Дьявол на испытательном сроке | страница 97



— Ты не хочешь поговорить? — наконец спрашивает Генрих, откладывая инструкцию в сторону.

Агата отрывается от разбора коробки с его личным делом, смотрит на него. Прикусывает губу. Это она делает зря, потому что на Генриха накатывает. Хочется самому ощутить нежность её губ, хочется, чтобы сердце в груди волнительно сжалось, а она — тихонько вздохнула, подалась ему навстречу, прижалась к нему, коснулась своими тонкими пальчиками его лица. Сейчас это совершенно неуместные фантазии. И некоторое время они еще точно останутся ими.

— Я хочу поговорить, Генри, но пока не поняла, что хочу сказать, — Агата говорит осторожно, подбирая слова.

Губы сами разъезжаются в понимающей улыбке. Да, это именно те слова, что наиболее емко описывают сложившуюся ситуацию, он и сам не знает, что сейчас ей хочет сказать. Объяснить, что ему не нравится её реакция на слова Миллера? Но ведь сам же визировал, что оставит их общение без своего вмешательства. И уже нарушил это свое слово. Пару раз. Вообще, он не должен бы знать о её эмоциях, будь их отношения хоть капельку равными. И так-то будто подглядывает в её внутренний мир, странно даже, что её это до сих пор не напрягло. Кажется, сейчас жизненно необходимо сменить тему, тем более он и сам хотел дать себе время на подумать.

— Ты не читаешь? — Генрих замечает, что Агата вынула его папки из коробки, но так до сих пор и не открыла.

— Честно говоря, не знаю что с этим делать, — девушка облегченно улыбается, ей действительно не просто было касаться болезненной темы случившегося вчера.

— Не хочешь знать, что я творил? — у Генриха даже голос садится от неожиданного приступа паники. Черт возьми, он и сам не хочет, чтобы она знала. Ничего. Особенно самого первого страшного греха, им совершенного. Он не хочет видеть в её глазах страх.

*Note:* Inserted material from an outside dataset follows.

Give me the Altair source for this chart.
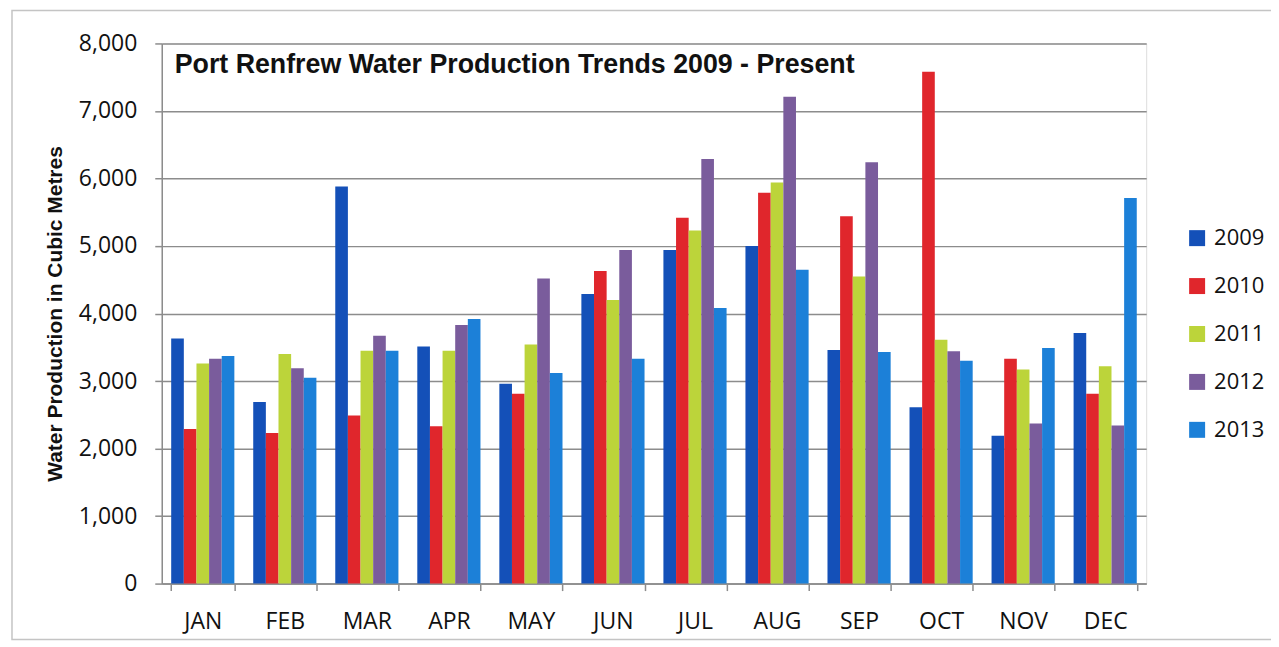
import altair as alt
import pandas as pd

months = ["JAN", "FEB", "MAR", "APR", "MAY", "JUN", "JUL", "AUG", "SEP", "OCT", "NOV", "DEC"]
years = ["2009", "2010", "2011", "2012", "2013"]
v2009 = [3630, 2690, 5880, 3510, 2960, 4290, 4940, 5000, 3460, 2610, 2190, 3710]
v2010 = [2290, 2230, 2490, 2330, 2810, 4630, 5420, 5790, 5440, 7580, 3330, 2810]
v2011 = [3260, 3400, 3450, 3450, 3540, 4200, 5230, 5940, 4550, 3610, 3170, 3220]
v2012 = [3330, 3190, 3670, 3830, 4520, 4940, 6290, 7210, 6240, 3440, 2370, 2340]
v2013 = [3370, 3050, 3450, 3920, 3120, 3330, 4080, 4650, 3430, 3300, 3490, 5710]
y_ticks = [0, 1000, 2000, 3000, 4000, 5000, 6000, 7000, 8000]
colors = ["#1450B8", "#E0262C", "#BCD43A", "#7A5C9C", "#1C80D8"]

series = {"2009": v2009, "2010": v2010, "2011": v2011, "2012": v2012, "2013": v2013}
rows = []
for yr in years:
    for m, v in zip(months, series[yr]):
        rows.append({"month": m, "year": yr, "value": v})
df = pd.DataFrame(rows)

GRAY = "#8c8c8c"

bars = alt.Chart(df).mark_bar().encode(
    x=alt.X(
        "month:N", sort=months,
        scale=alt.Scale(paddingInner=0.23, paddingOuter=0.115),
        axis=alt.Axis(
            title=None, labelAngle=0, tickBand="extent", grid=False,
            labelFont="Open Sans", labelFontSize=23, labelColor="#111111",
            labelPadding=20, tickSize=7, tickColor=GRAY, domainColor=GRAY,
            domainWidth=1.5, tickWidth=1.5,
        ),
    ),
    xOffset=alt.XOffset("year:N", sort=years, scale=alt.Scale(paddingInner=0, paddingOuter=0)),
    y=alt.Y(
        "value:Q",
        scale=alt.Scale(domain=[0, 8000], nice=False),
        axis=alt.Axis(
            values=y_ticks, format=",.0f",
            title="Water Production in Cubic Metres",
            titleFont="Liberation Sans", titleFontSize=21, titleFontWeight="bold",
            titleColor="#111111", titlePadding=13,
            labelFont="Open Sans", labelFontSize=23, labelColor="#111111",
            labelPadding=18, tickSize=7, tickColor=GRAY, domainColor=GRAY,
            domainWidth=1.5, tickWidth=1.5,
            grid=True, gridColor=GRAY, gridWidth=1.5,
        ),
    ),
    color=alt.Color(
        "year:N",
        scale=alt.Scale(domain=years, range=colors),
        legend=alt.Legend(
            title=None, orient="none", legendX=1026, legendY=184,
            labelFont="Open Sans", labelFontSize=22, labelColor="#111111",
            symbolType="square", symbolSize=256, symbolStrokeWidth=0,
            rowPadding=26, labelOffset=6,
        ),
    ),
)

border = alt.Chart(pd.DataFrame({"a": [0]})).mark_rect(
    fill=None, stroke="#c4c4c4", strokeWidth=1.5, clip=False
).encode(
    x=alt.value(-150), x2=alt.value(1112), y=alt.value(-33), y2=alt.value(597)
)

chart = alt.layer(border, bars).properties(
    width=986,
    height=541,
    title=alt.TitleParams(
        "Port Renfrew Water Production Trends 2009 - Present",
        anchor="start", frame="group", baseline="top", offset=0,
        dx=13, dy=69, font="Liberation Sans", fontSize=26.8, fontWeight="bold",
        color="#111111",
    ),
    autosize=alt.AutoSizeParams(type="none"),
    padding={"left": 154, "top": 35, "right": 125, "bottom": 60},
).configure_view(stroke=None).configure(background="white")

chart.save("out.html", embed_options={"renderer": "svg", "actions": False})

Что угодно — пусть даже обиду, злость, но не страх.

— Дело не в том, что не хочу, — Агата рассеянно водит пальцами по белым картонным обложкам пальцев, — так-то — надо бы. Чтобы лучше понимать тебя, выделить, что подталкивает тебя к греху, чтобы оценивать твою опасность трезво. Мне кажется, этого понимания очень не хватает.

Не очень радостные слова — если она сможет оценить его опасность, то уже вряд ли их близость когда-нибудь станет возможной. Сейчас между ними пролегла трещина. После того как она поймет — разверзнется пропасть.

— Но тогда в чем дело, милая? — последнее слово срывается с языка неосторожно, неосмотрительно, и Агата даже слегка вздрагивает из-за него, но кажется, решает его ему простить. Хороший знак. Если она не противится его вниманию — значит, не все потеряно. Вопрос только в том, только ли его вниманию она не противится. Или для Миллера все же сделано исключение?